PROBLEM STATEMENT: Repeat what the lines below say, word for word, and skip every image.

Rows from a dataset of charts and code:
◇ ◇ ◇

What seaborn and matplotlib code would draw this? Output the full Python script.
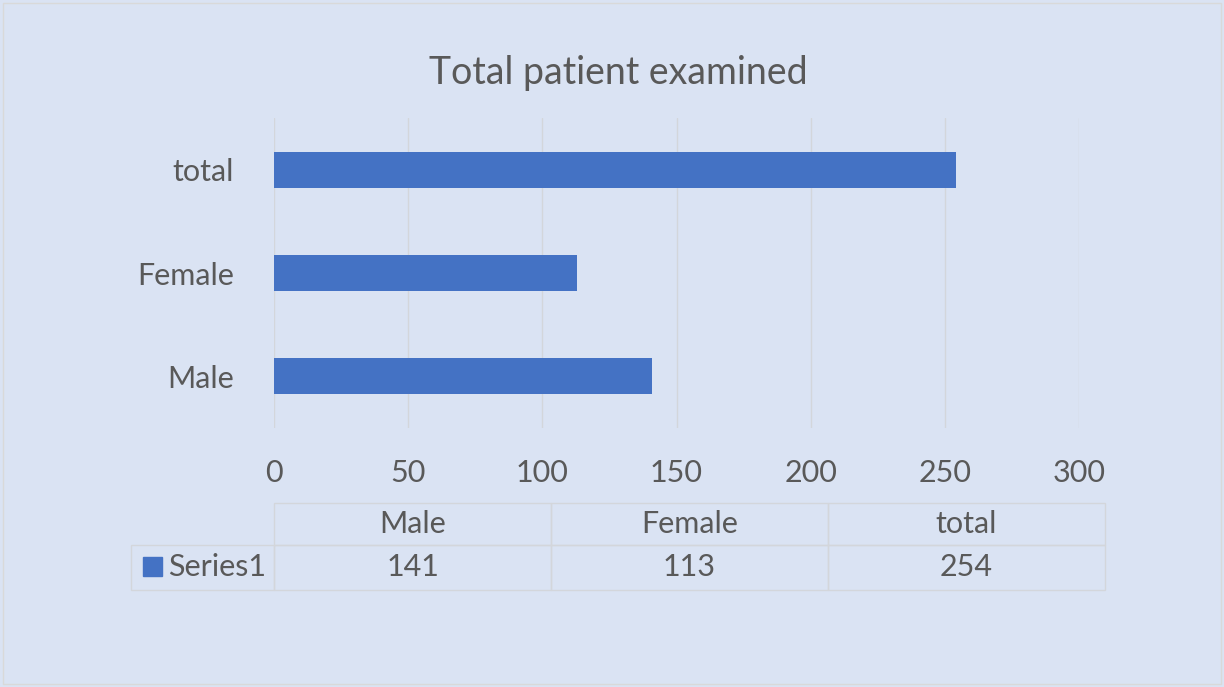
import seaborn as sns
import matplotlib.pyplot as plt
from matplotlib.patches import Rectangle

# dados do grafico
categorias = ["Male", "Female", "total"]
valores = [141, 113, 254]
serie = "Series1"
ticks_x = [0, 50, 100, 150, 200, 250, 300]

fundo = "#DAE3F3"
azul = "#4472C4"
cinza = "#595959"
linha = "#D3D6DB"

sns.set_theme(style="white")
plt.rcParams["font.family"] = ["Lato", "DejaVu Sans"]

fig = plt.figure(figsize=(12.24, 6.87), dpi=100, facecolor=fundo)
ax = fig.add_axes([274 / 1224, 1 - 428 / 687, 805 / 1224, 310 / 687])
ax.set_facecolor(fundo)

sns.barplot(x=valores, y=categorias, order=categorias[::-1], color=azul,
            width=0.35, saturation=1, linewidth=0, ax=ax)

ax.set_xlim(0, 300)
ax.set_xticks(ticks_x)
ax.xaxis.grid(True, color=linha, linewidth=1)
ax.set_axisbelow(True)
for s in ax.spines.values():
    s.set_visible(False)
ax.tick_params(axis="x", length=0, pad=22, labelsize=22, labelcolor=cinza)
ax.tick_params(axis="y", length=0, pad=29, labelsize=22, labelcolor=cinza)
ax.set_xlabel("")
ax.set_ylabel("")

fig.text(618 / 1224, 1 - 73 / 687, "Total patient examined", ha="center",
         va="center", fontsize=27, color=cinza)

# tabela de dados
x0 = 274 / 1224
larg = 277 / 1224
y_topo = 1 - 503 / 687
alt1 = 42 / 687
alt2 = 45 / 687
for i, cat in enumerate(categorias):
    xc = x0 + i * larg
    fig.patches.append(Rectangle((xc, y_topo - alt1), larg, alt1, transform=fig.transFigure,
                                 fill=False, edgecolor=linha, linewidth=1))
    fig.patches.append(Rectangle((xc, y_topo - alt1 - alt2), larg, alt2, transform=fig.transFigure,
                                 fill=False, edgecolor=linha, linewidth=1))
    fig.text(xc + larg / 2, y_topo - alt1 / 2, cat, ha="center", va="center",
             fontsize=22, color=cinza)
    fig.text(xc + larg / 2, y_topo - alt1 - alt2 / 2, str(valores[i]), ha="center",
             va="center", fontsize=22, color=cinza)

x_leg = 131 / 1224
fig.patches.append(Rectangle((x_leg, y_topo - alt1 - alt2), x0 - x_leg, alt2,
                             transform=fig.transFigure, fill=False, edgecolor=linha, linewidth=1))
fig.patches.append(Rectangle((143 / 1224, 1 - 576 / 687), 19 / 1224, 19 / 687,
                             transform=fig.transFigure, color=azul))
fig.text(168 / 1224, y_topo - alt1 - alt2 / 2, serie, ha="left", va="center",
         fontsize=22, color=cinza)

# borda da figura
fig.patches.append(Rectangle((3 / 1224, 3 / 687), 1218 / 1224, 681 / 687,
                             transform=fig.transFigure, fill=False, edgecolor="#D9D9D9", linewidth=1))

plt.savefig("out.png", dpi=100, facecolor=fundo)
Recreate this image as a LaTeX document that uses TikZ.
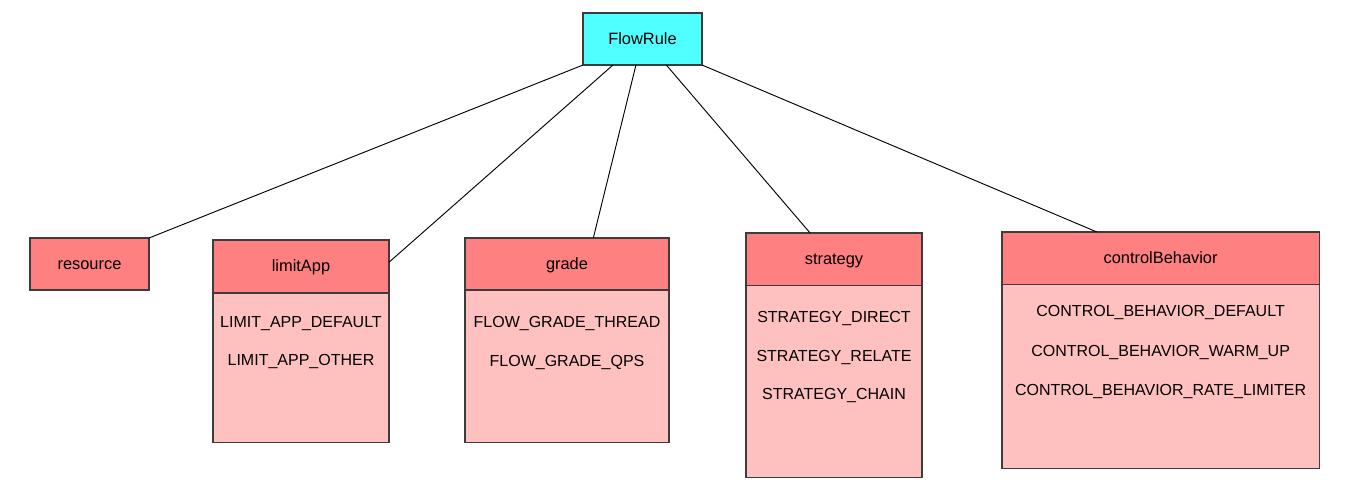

◇ ◇ ◇

SOLVED PROBLEM:
What seaborn and matplotlib code would draw this? Output the full Python script.
import seaborn as sns
import matplotlib.pyplot as plt
from matplotlib.patches import Rectangle

# dados do grafico
categorias = ["Male", "Female", "total"]
valores = [141, 113, 254]
serie = "Series1"
ticks_x = [0, 50, 100, 150, 200, 250, 300]

fundo = "#DAE3F3"
azul = "#4472C4"
cinza = "#595959"
linha = "#D3D6DB"

sns.set_theme(style="white")
plt.rcParams["font.family"] = ["Lato", "DejaVu Sans"]

fig = plt.figure(figsize=(12.24, 6.87), dpi=100, facecolor=fundo)
ax = fig.add_axes([274 / 1224, 1 - 428 / 687, 805 / 1224, 310 / 687])
ax.set_facecolor(fundo)

sns.barplot(x=valores, y=categorias, order=categorias[::-1], color=azul,
            width=0.35, saturation=1, linewidth=0, ax=ax)

ax.set_xlim(0, 300)
ax.set_xticks(ticks_x)
ax.xaxis.grid(True, color=linha, linewidth=1)
ax.set_axisbelow(True)
for s in ax.spines.values():
    s.set_visible(False)
ax.tick_params(axis="x", length=0, pad=22, labelsize=22, labelcolor=cinza)
ax.tick_params(axis="y", length=0, pad=29, labelsize=22, labelcolor=cinza)
ax.set_xlabel("")
ax.set_ylabel("")

fig.text(618 / 1224, 1 - 73 / 687, "Total patient examined", ha="center",
         va="center", fontsize=27, color=cinza)

# tabela de dados
x0 = 274 / 1224
larg = 277 / 1224
y_topo = 1 - 503 / 687
alt1 = 42 / 687
alt2 = 45 / 687
for i, cat in enumerate(categorias):
    xc = x0 + i * larg
    fig.patches.append(Rectangle((xc, y_topo - alt1), larg, alt1, transform=fig.transFigure,
                                 fill=False, edgecolor=linha, linewidth=1))
    fig.patches.append(Rectangle((xc, y_topo - alt1 - alt2), larg, alt2, transform=fig.transFigure,
                                 fill=False, edgecolor=linha, linewidth=1))
    fig.text(xc + larg / 2, y_topo - alt1 / 2, cat, ha="center", va="center",
             fontsize=22, color=cinza)
    fig.text(xc + larg / 2, y_topo - alt1 - alt2 / 2, str(valores[i]), ha="center",
             va="center", fontsize=22, color=cinza)

x_leg = 131 / 1224
fig.patches.append(Rectangle((x_leg, y_topo - alt1 - alt2), x0 - x_leg, alt2,
                             transform=fig.transFigure, fill=False, edgecolor=linha, linewidth=1))
fig.patches.append(Rectangle((143 / 1224, 1 - 576 / 687), 19 / 1224, 19 / 687,
                             transform=fig.transFigure, color=azul))
fig.text(168 / 1224, y_topo - alt1 - alt2 / 2, serie, ha="left", va="center",
         fontsize=22, color=cinza)

# borda da figura
fig.patches.append(Rectangle((3 / 1224, 3 / 687), 1218 / 1224, 681 / 687,
                             transform=fig.transFigure, fill=False, edgecolor="#D9D9D9", linewidth=1))

plt.savefig("out.png", dpi=100, facecolor=fundo)
Recreate this image as a LaTeX document that uses TikZ.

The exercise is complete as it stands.